Das vorliegende C-dur-Konzert tritt im 18. und 19. Jahrhundert an verschiedenen signifikanten Stellen in Erscheinung – mehrfach dabei verflochten in die Verlagsgeschichte von Breitkopf & Härtel. Haydn komponierte das Werk um 1765 für den italienischen Geiger Luigi Tomasini – „fatto per il luigi“, so notierte er in seinem „Entwurf-Katalog“. Tomasini war schon vor Haydn an den Esterházyschen Hof gelangt und dort als erster Violinist, später als Konzertmeister tätig. Schon 1769 wurde das C-dur-Konzert zusammen mit dem Konzert Hob VII:4 in den erwähnten Breitkopf-Verzeichnissen aufgelistet. Elf Jahre später bot Johann Georg Westphal in Hamburg das C-dur-Konzert mit – wohl nicht authentischen – Hörnerstimmen an. Eine andere Erweiterung der Orchesterbesetzung weisen Stimmen aus dem Benediktinerstift Seitenstetten auf. Sie enthalten zwei Clarinopartien, die allerdings nicht auf dem Titelblatt vermerkt sind und vermutlich nachträglich geschrieben worden sind. Solange keine triftigen Hinweise und Quellenfunde vorliegen, muss beim C-dur-Konzert jedoch von einer reinen Streicherbesetzung ausgegangen werden. Eine bezifferte Bassstimme für den Continuospieler ist, wie bei Haydns Orchesterwerken in jener Zeit üblich, nicht überliefert. Dennoch sollte die Mitwirkung des Cembalos im Sinne der spätbarocken Tradition im jetzt neu erstellten Orchestermaterial keinesfalls fehlen. Walter Heinz Bernstein hat den Part aus seiner Stilkenntnis vergleichbarer Werke erstellt.
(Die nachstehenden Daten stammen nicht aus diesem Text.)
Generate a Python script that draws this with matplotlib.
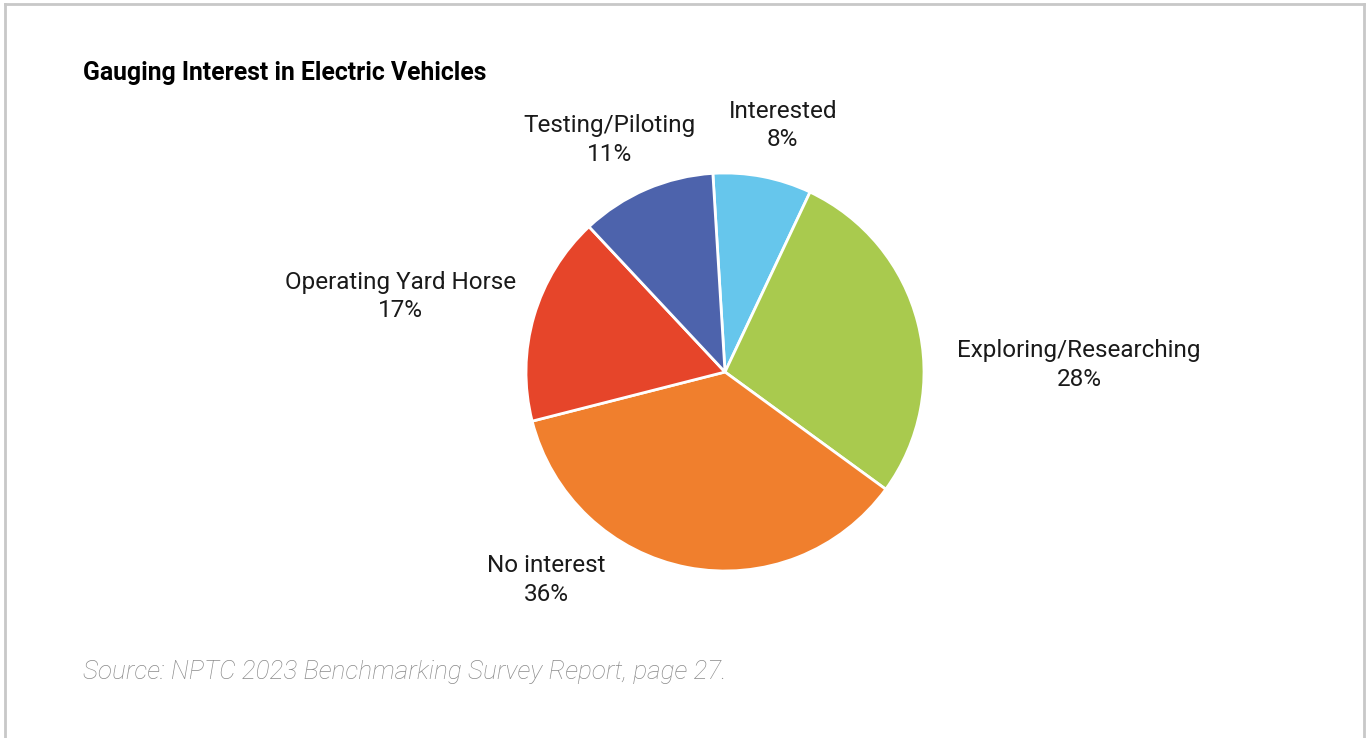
import numpy as np
import matplotlib
matplotlib.use('Agg')
import matplotlib.pyplot as plt

# data, clockwise from the top
labels = ['Interested', 'Exploring/Researching', 'No interest', 'Operating Yard Horse', 'Testing/Piloting']
shares = [8, 28, 36, 17, 11]
colors = ['#66C6EC', '#A9CA4E', '#F07F2D', '#E6452A', '#4D63AC']

# label spots around the pie (axes data units, pie radius = 1)
label_pos = [(0.29, 1.24), (1.78, 0.035), (-0.90, -1.045), (-1.63, 0.38), (-0.58, 1.166)]

plt.rcParams['font.family'] = ['Roboto', 'DejaVu Sans']

W, H = 1366, 738
fig = plt.figure(figsize=(W / 100, H / 100), dpi=100)
fig.patch.set_facecolor('white')

# light frame, open at the bottom
fc = '#C8C8C8'
fig.add_artist(plt.Line2D([5 / W, 5 / W], [0, 1 - 4 / H], transform=fig.transFigure, color=fc, lw=2))
fig.add_artist(plt.Line2D([1364 / W, 1364 / W], [0, 1 - 4 / H], transform=fig.transFigure, color=fc, lw=2))
fig.add_artist(plt.Line2D([5 / W, 1364 / W], [1 - 4 / H, 1 - 4 / H], transform=fig.transFigure, color=fc, lw=2))

cx, cy, r = 725, 372, 199
ax = fig.add_axes([(cx - r) / W, 1 - (cy + r) / H, 2 * r / W, 2 * r / H])
ax.pie(shares, colors=colors, startangle=93.5, counterclock=False, radius=1,
       wedgeprops=dict(edgecolor='white', linewidth=2))
ax.set_xlim(-1, 1)
ax.set_ylim(-1, 1)
ax.set_aspect('equal')
ax.axis('off')

for name, val, (x, y) in zip(labels, shares, label_pos):
    ax.text(x, y, f'{name}\n{val}%', ha='center', va='center', fontsize=17.5,
            linespacing=1.3, color='#1a1a1a', clip_on=False)

fig.text(83 / W, 1 - 73 / H, 'Gauging Interest in Electric Vehicles', fontsize=17.8,
         fontweight='bold', ha='left', va='center', color='black')
fig.text(83 / W, 1 - 672 / H, 'Source: NPTC 2023 Benchmarking Survey Report, page 27.',
         fontsize=18.8, style='italic', fontweight='light', ha='left', va='center', color='#8a8a8a')

fig.savefig('out.png', dpi=100)
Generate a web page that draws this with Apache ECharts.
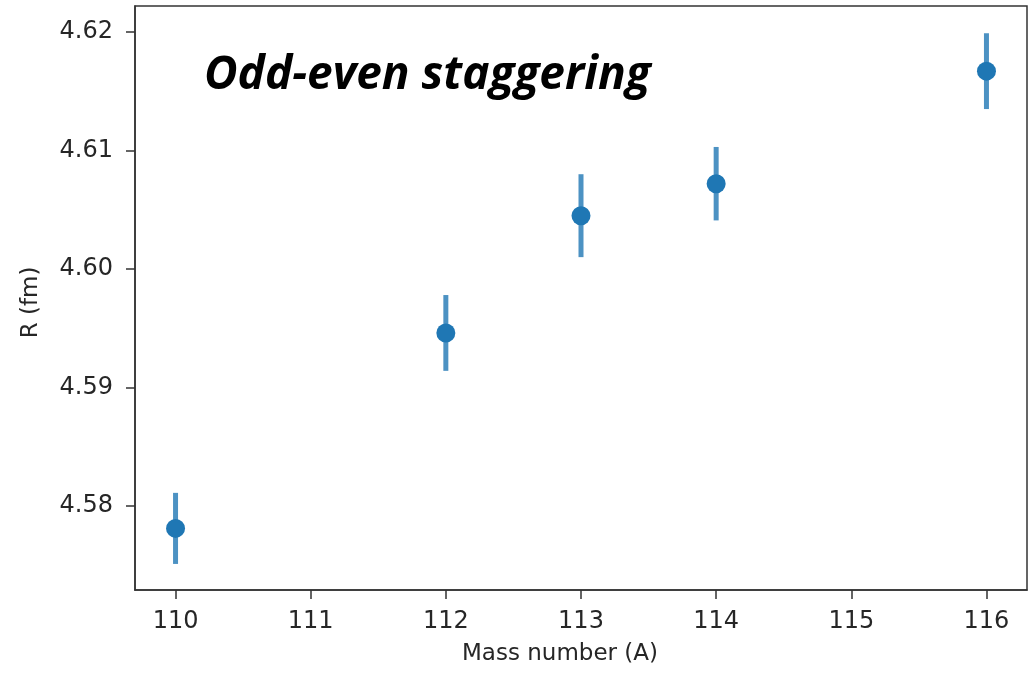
<!DOCTYPE html>
<html>
<head>
<meta charset="utf-8">
<script src="https://cdn.jsdelivr.net/npm/echarts@6/dist/echarts.min.js"></script>
<style>
  html, body { margin: 0; padding: 0; background: #fff; }
  #main { width: 1031px; height: 676px; }
</style>
</head>
<body>
<div id="main"></div>
<script>
var massNumbers = [110, 112, 113, 114, 116];
var radii = [4.5781, 4.5946, 4.6045, 4.6072, 4.6167];
var radiusErrors = [0.0030, 0.0032, 0.0035, 0.0031, 0.0032];
var xTicks = [110, 111, 112, 113, 114, 115, 116];
var yTicks = [4.58, 4.59, 4.60, 4.61, 4.62];

var pointData = massNumbers.map(function (a, i) { return [a, radii[i]]; });
var errData = massNumbers.map(function (a, i) {
    return [a, radii[i] - radiusErrors[i], radii[i] + radiusErrors[i]];
});

var myChart = echarts.init(document.getElementById('main'));
var textColor = '#262626';
var lineColor = '#333';

var option = {
    animation: false,
    backgroundColor: '#fff',
    grid: {
        left: 135, right: 4, top: 6, bottom: 86,
        show: true, borderColor: lineColor, borderWidth: 1.5
    },
    graphic: [{
        type: 'text',
        left: 204, top: 53,
        style: {
            text: 'Odd-even staggering',
            font: 'italic bold 46px "Open Sans"',
            fill: '#000'
        }
    }],
    xAxis: {
        type: 'value',
        min: 109.7, max: 116.3,
        name: 'Mass number (A)',
        nameLocation: 'middle',
        nameGap: 53,
        nameTextStyle: { fontFamily: 'DejaVu Sans', fontSize: 23, color: textColor, padding: [0, 42, 0, 0] },
        splitLine: { show: false },
        axisLine: { lineStyle: { color: lineColor, width: 1.5 } },
        axisTick: { length: 9, lineStyle: { color: lineColor, width: 1.5 }, customValues: xTicks },
        axisLabel: {
            customValues: xTicks,
            margin: 20,
            fontFamily: 'DejaVu Sans', fontSize: 24, color: textColor,
            formatter: function (v) { return String(v); }
        }
    },
    yAxis: {
        type: 'value',
        min: 4.5729, max: 4.6222,
        name: 'R (fm)',
        nameLocation: 'middle',
        nameGap: 92,
        nameTextStyle: { fontFamily: 'DejaVu Sans', fontSize: 23, color: textColor, padding: [0, 9, 0, 0] },
        splitLine: { show: false },
        axisLine: { show: true, lineStyle: { color: lineColor, width: 1.5 } },
        axisTick: { show: true, length: 9, lineStyle: { color: lineColor, width: 1.5 }, customValues: yTicks },
        axisLabel: {
            customValues: yTicks,
            margin: 22,
            fontFamily: 'DejaVu Sans', fontSize: 24, color: textColor,
            formatter: function (v) { return v.toFixed(2); }
        }
    },
    series: [
        {
            type: 'custom',
            data: errData,
            renderItem: function (params, api) {
                var lo = api.coord([api.value(0), api.value(1)]);
                var hi = api.coord([api.value(0), api.value(2)]);
                return {
                    type: 'line',
                    shape: { x1: lo[0], y1: lo[1], x2: hi[0], y2: hi[1] },
                    style: { stroke: 'rgba(31,119,180,0.8)', lineWidth: 5 }
                };
            },
            z: 2
        },
        {
            type: 'scatter',
            data: pointData,
            symbol: 'circle',
            symbolSize: 19,
            itemStyle: { color: '#1f77b4', opacity: 1 },
            z: 3
        }
    ]
};
myChart.setOption(option);
</script>
</body>
</html>
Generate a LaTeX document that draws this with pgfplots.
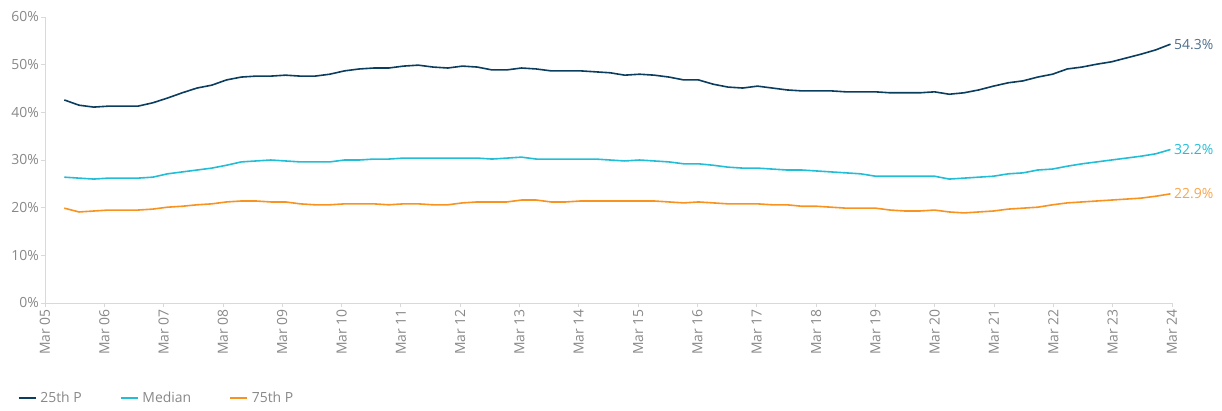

Doch zurück zur Überlieferung: eine frühe Abschrift dürfte spätestens 1769 in den Besitz des Verlags Breitkopf & Härtel übergegangen sein, der 1836 von verschiedenen Violinkonzerten Haydns Kopien anbot und schließlich im Jahr 1909 auch die Erstausgabe besorgte. Mit der Zerstörung großer Teile des Verlagsarchivs am Ende des zweiten Weltkriegs verlieren sich dann bedauerlicherweise die Spuren dieser Hauptquelle. Schon die Partitur in der Haydn-Gesamtausgabe (Serie III/1) geht 1969 notgedrungen auf den Notentext aus verschiedenen Abschriften zurück. Neben der erwähnten Quelle in Seitenstetten sind eine Stimmenabschrift in Genua sowie weitere, wohl noch zu Haydns Lebzeiten entstandene Kopien in Ceský Krumlov (Böhmisch Krumau), Melk, Graz und Schlägl/Oberösterreich überliefert. Wahrscheinlich basiert der Breitkopf-Erstdruck direkt auf der schon 1769 im Besitz des Verlags befindlichen Abschrift, die wie das Autograph verloren gegangen ist. Zusammen mit der Abschrift aus Genua bot dieser Druck, in dem laut den Mitteilungen des Verlags im Januar 1909 „offensichtliche Fehler“ der „etwas mangelhaften“ Archivkopie verbessert sind, der Gesamtausgabe einen ausreichend zuverlässigen Notentext, um als Hauptquelle für das C-dur-Konzert gelten zu können.
Bei den Vorbereitungen zu der vorliegenden Neuausgabe ging der Verlag davon aus, dass dem C-dur-Konzert Haydns eine Ergänzung durch stilistisch adäquate Kadenzen eher entsprechen würde als die lange Zeit angebotene Bearbeitung Paul Klengels, die dem Geist der klassisch-romantischen Solokonzert-Tradition entstammt und das Werk durch hoch virtuose Zutaten wohlmeinend „verbessern“ wollte. Thomas Zehetmair hat in der Neuausgabe die anspruchsvolle Aufgabe übernommen, aus der eigenen Konzertpraxis heraus mit der nötigen Behutsamkeit Lösungsmöglichkeiten für die in allen Quellen fehlenden Kadenzen auszuarbeiten und damit den an eigenen Kadenzen interessierten Interpreten Vorschläge zur Gestaltung zu unterbreiten.